Given that the FIA declared Caterham's exhaust vane and Williams' exhaust bridge illegal, both teams have opted to back out of the option and not risk being disqualified at the Australian GP, the first race of the season where cars will be fully checked on their compliance with the technical regulations. Both teams simple bolted different parts on their cars, knowing that for both the CT03 as well as the FW35 the contested items were easily removable.
The image clearly shows the lack of vane on the Caterham, while also showing burning marks on the car's bodywork due to the internal components heating up the carbon fibre and its paint.
Detail pictures of the roll hoop on the McLaren MP4-28 have revealed that the team has largely retained the cooling layout of the 27. Just as on any other current F1 car, the main, somewhat triangular inlet feeds air to the engine required for burning fuel in the cylinders. Contrary to popular belief though, air is not pushed into this inlet, but the engine is sucking air in, reducing the drag penalty a normal cooling inlet would generate.
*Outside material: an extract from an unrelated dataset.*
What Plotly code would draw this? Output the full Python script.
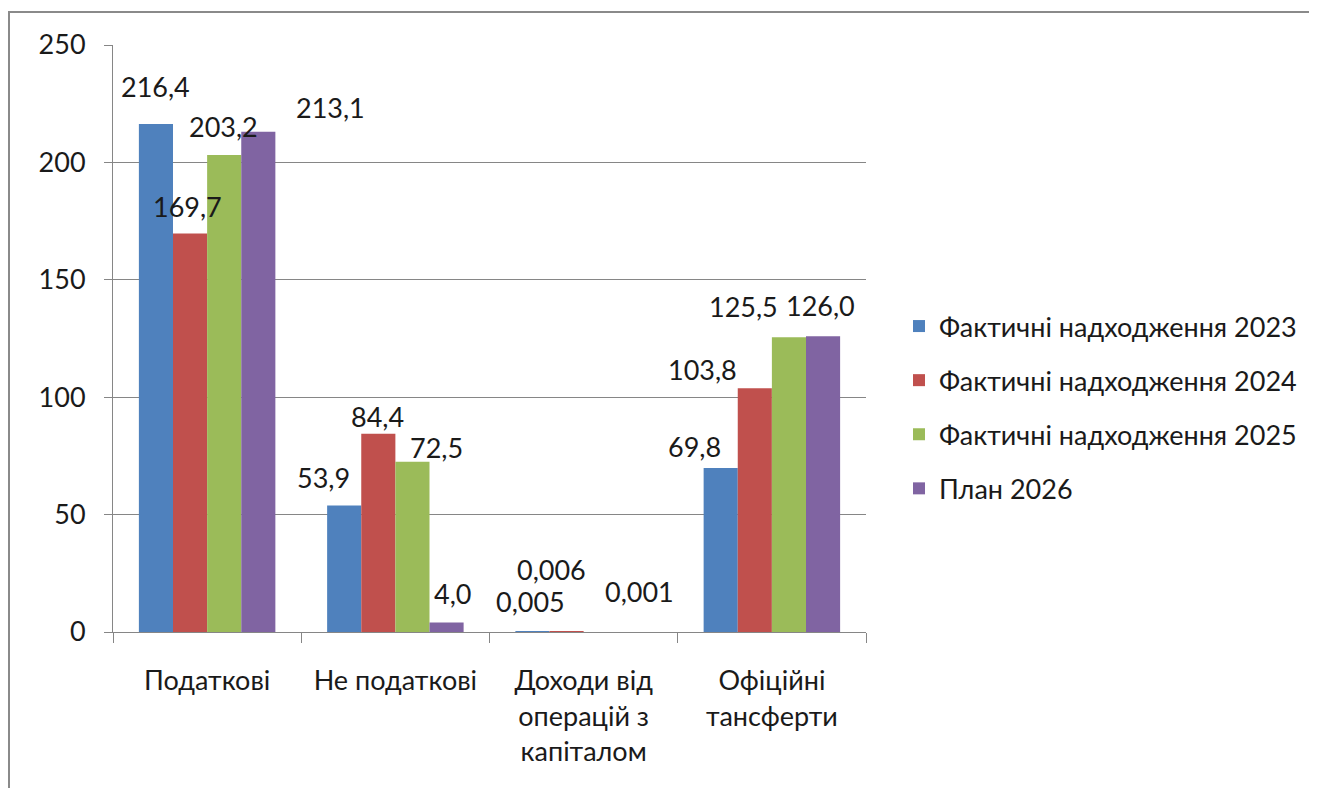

Underneath this main inlet is a smaller one, positioned more or less behind the driver's helmet and a little backward of the airbox inlet. As the picture shows, a small cooling radiator is positioned in the engine cover, underneath the channel that feeds air to the engine. Already since the MP4-26 of 2011, McLaren have positioned the KERS cooler here in an attempt to free up some space inside the sidepods. It's a change originally fuelled by the U-shaped sidepods on the McLaren MP4-26, a car where McLaren pushed for low, small sidepods to clean up airflow to the back of the car. As it gives packaging benefits, the team retained this solution, albeit that a radiator positioned this high up in the car, no matter how small, will have a negative impact on the car's centre of gravity.